■ **WHAT YOU WILL DO**:
Produce an exact transcription of the listing below, omitting the pictures.

■ **INFORMATION SHOWN**:
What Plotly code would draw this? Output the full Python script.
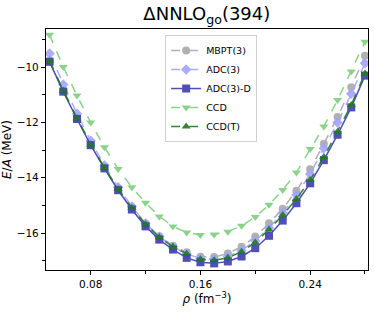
import plotly.graph_objects as go

density = [0.05, 0.06, 0.07, 0.08, 0.09, 0.10, 0.11, 0.12, 0.13, 0.14, 0.15, 0.16,
           0.17, 0.18, 0.19, 0.20, 0.21, 0.22, 0.23, 0.24, 0.25, 0.26, 0.27, 0.28]

mbpt3 = [-9.75, -10.83, -11.82, -12.77, -13.62, -14.39, -15.07, -15.66, -16.12, -16.46, -16.70, -16.86,
         -16.87, -16.74, -16.50, -16.13, -15.65, -15.12, -14.47, -13.69, -12.77, -11.80, -10.72, -9.58]
adc3 = [-9.50, -10.62, -11.68, -12.66, -13.55, -14.34, -15.04, -15.65, -16.13, -16.50, -16.76, -16.92,
        -16.95, -16.85, -16.63, -16.28, -15.82, -15.27, -14.62, -13.86, -12.93, -12.00, -10.96, -9.85]
adc3d = [-9.80, -10.88, -11.87, -12.82, -13.66, -14.45, -15.15, -15.76, -16.24, -16.60, -16.90, -17.06,
         -17.10, -17.03, -16.85, -16.55, -16.10, -15.55, -14.92, -14.20, -13.36, -12.44, -11.45, -10.30]
ccd = [-8.82, -9.99, -11.02, -12.00, -12.89, -13.68, -14.34, -14.90, -15.40, -15.76, -15.98, -16.07,
       -16.05, -15.95, -15.74, -15.42, -14.98, -14.44, -13.81, -12.96, -12.14, -11.18, -10.15, -9.07]
ccdt = [-9.78, -10.85, -11.84, -12.79, -13.64, -14.41, -15.09, -15.68, -16.15, -16.50, -16.75, -16.95,
        -16.99, -16.90, -16.68, -16.34, -15.87, -15.35, -14.77, -14.08, -13.25, -12.33, -11.36, -10.22]

series = [
    ("MBPT(3)", mbpt3, "#a9a9a9", "circle", "dash"),
    ("ADC(3)", adc3, "#a3a3ff", "diamond", "dash"),
    ("ADC(3)-D", adc3d, "#3c3cae", "square", "solid"),
    ("CCD", ccd, "#7fcf7f", "triangle-down", "dash"),
    ("CCD(T)", ccdt, "#217a21", "triangle-up", "dash"),
]

fig = go.Figure()
for name, vals, color, sym, dash in series:
    fig.add_trace(go.Scatter(
        x=density, y=vals, name=name, mode="lines+markers",
        line=dict(color=color, width=1.5, dash=dash),
        marker=dict(symbol=sym, size=8, color=color, line=dict(width=0)),
        opacity=0.9,
    ))

font = "DejaVu Sans"
fig.update_layout(
    width=374, height=312,
    margin=dict(l=46, r=6, t=29, b=42, autoexpand=False),
    paper_bgcolor="white", plot_bgcolor="white",
    font=dict(family=font, size=10.5, color="black"),
    title=dict(text="ΔNNLO<sub>go</sub>(394)", x=0.553, xanchor="center",
               y=0.955, yanchor="middle", font=dict(size=18, family=font)),
    showlegend=True,
    legend=dict(x=0.37, y=0.975, xanchor="left", yanchor="top",
                bgcolor="rgba(255,255,255,0.85)", bordercolor="#d0d0d0", borderwidth=1,
                font=dict(size=9.5, family=font), tracegroupgap=0, itemwidth=30),
)
fig.update_xaxes(
    range=[0.0474, 0.2822], tick0=0.08, dtick=0.08, tickformat=".2f",
    ticks="outside", ticklen=4, tickwidth=1, tickcolor="black",
    minor=dict(dtick=0.04, tick0=0.0, ticks="outside", ticklen=3, tickcolor="black"),
    showline=True, linecolor="black", linewidth=1.2, mirror=True,
    showgrid=False, zeroline=False, automargin=False,
    title=dict(text="<i>ρ</i> (fm<sup>−3</sup>)", font=dict(size=12), standoff=4),
)
fig.update_yaxes(
    range=[-17.34, -8.61], tick0=-10, dtick=2,
    ticks="outside", ticklen=4, tickwidth=1, tickcolor="black",
    minor=dict(dtick=1, ticks="outside", ticklen=3, tickcolor="black"),
    showline=True, linecolor="black", linewidth=1.2, mirror=True,
    showgrid=False, zeroline=False, automargin=False,
    title=dict(text="<i>E</i>/<i>A</i> (MeV)", font=dict(size=12), standoff=6),
)
fig.write_html("out.html", config={"displayModeBar": False},
               post_script="document.body.style.margin='0';")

■ **THE ANSWER**:
What Plotly code would draw this? Output the full Python script.
import plotly.graph_objects as go

density = [0.05, 0.06, 0.07, 0.08, 0.09, 0.10, 0.11, 0.12, 0.13, 0.14, 0.15, 0.16,
           0.17, 0.18, 0.19, 0.20, 0.21, 0.22, 0.23, 0.24, 0.25, 0.26, 0.27, 0.28]

mbpt3 = [-9.75, -10.83, -11.82, -12.77, -13.62, -14.39, -15.07, -15.66, -16.12, -16.46, -16.70, -16.86,
         -16.87, -16.74, -16.50, -16.13, -15.65, -15.12, -14.47, -13.69, -12.77, -11.80, -10.72, -9.58]
adc3 = [-9.50, -10.62, -11.68, -12.66, -13.55, -14.34, -15.04, -15.65, -16.13, -16.50, -16.76, -16.92,
        -16.95, -16.85, -16.63, -16.28, -15.82, -15.27, -14.62, -13.86, -12.93, -12.00, -10.96, -9.85]
adc3d = [-9.80, -10.88, -11.87, -12.82, -13.66, -14.45, -15.15, -15.76, -16.24, -16.60, -16.90, -17.06,
         -17.10, -17.03, -16.85, -16.55, -16.10, -15.55, -14.92, -14.20, -13.36, -12.44, -11.45, -10.30]
ccd = [-8.82, -9.99, -11.02, -12.00, -12.89, -13.68, -14.34, -14.90, -15.40, -15.76, -15.98, -16.07,
       -16.05, -15.95, -15.74, -15.42, -14.98, -14.44, -13.81, -12.96, -12.14, -11.18, -10.15, -9.07]
ccdt = [-9.78, -10.85, -11.84, -12.79, -13.64, -14.41, -15.09, -15.68, -16.15, -16.50, -16.75, -16.95,
        -16.99, -16.90, -16.68, -16.34, -15.87, -15.35, -14.77, -14.08, -13.25, -12.33, -11.36, -10.22]

series = [
    ("MBPT(3)", mbpt3, "#a9a9a9", "circle", "dash"),
    ("ADC(3)", adc3, "#a3a3ff", "diamond", "dash"),
    ("ADC(3)-D", adc3d, "#3c3cae", "square", "solid"),
    ("CCD", ccd, "#7fcf7f", "triangle-down", "dash"),
    ("CCD(T)", ccdt, "#217a21", "triangle-up", "dash"),
]

fig = go.Figure()
for name, vals, color, sym, dash in series:
    fig.add_trace(go.Scatter(
        x=density, y=vals, name=name, mode="lines+markers",
        line=dict(color=color, width=1.5, dash=dash),
        marker=dict(symbol=sym, size=8, color=color, line=dict(width=0)),
        opacity=0.9,
    ))

font = "DejaVu Sans"
fig.update_layout(
    width=374, height=312,
    margin=dict(l=46, r=6, t=29, b=42, autoexpand=False),
    paper_bgcolor="white", plot_bgcolor="white",
    font=dict(family=font, size=10.5, color="black"),
    title=dict(text="ΔNNLO<sub>go</sub>(394)", x=0.553, xanchor="center",
               y=0.955, yanchor="middle", font=dict(size=18, family=font)),
    showlegend=True,
    legend=dict(x=0.37, y=0.975, xanchor="left", yanchor="top",
                bgcolor="rgba(255,255,255,0.85)", bordercolor="#d0d0d0", borderwidth=1,
                font=dict(size=9.5, family=font), tracegroupgap=0, itemwidth=30),
)
fig.update_xaxes(
    range=[0.0474, 0.2822], tick0=0.08, dtick=0.08, tickformat=".2f",
    ticks="outside", ticklen=4, tickwidth=1, tickcolor="black",
    minor=dict(dtick=0.04, tick0=0.0, ticks="outside", ticklen=3, tickcolor="black"),
    showline=True, linecolor="black", linewidth=1.2, mirror=True,
    showgrid=False, zeroline=False, automargin=False,
    title=dict(text="<i>ρ</i> (fm<sup>−3</sup>)", font=dict(size=12), standoff=4),
)
fig.update_yaxes(
    range=[-17.34, -8.61], tick0=-10, dtick=2,
    ticks="outside", ticklen=4, tickwidth=1, tickcolor="black",
    minor=dict(dtick=1, ticks="outside", ticklen=3, tickcolor="black"),
    showline=True, linecolor="black", linewidth=1.2, mirror=True,
    showgrid=False, zeroline=False, automargin=False,
    title=dict(text="<i>E</i>/<i>A</i> (MeV)", font=dict(size=12), standoff=6),
)
fig.write_html("out.html", config={"displayModeBar": False},
               post_script="document.body.style.margin='0';")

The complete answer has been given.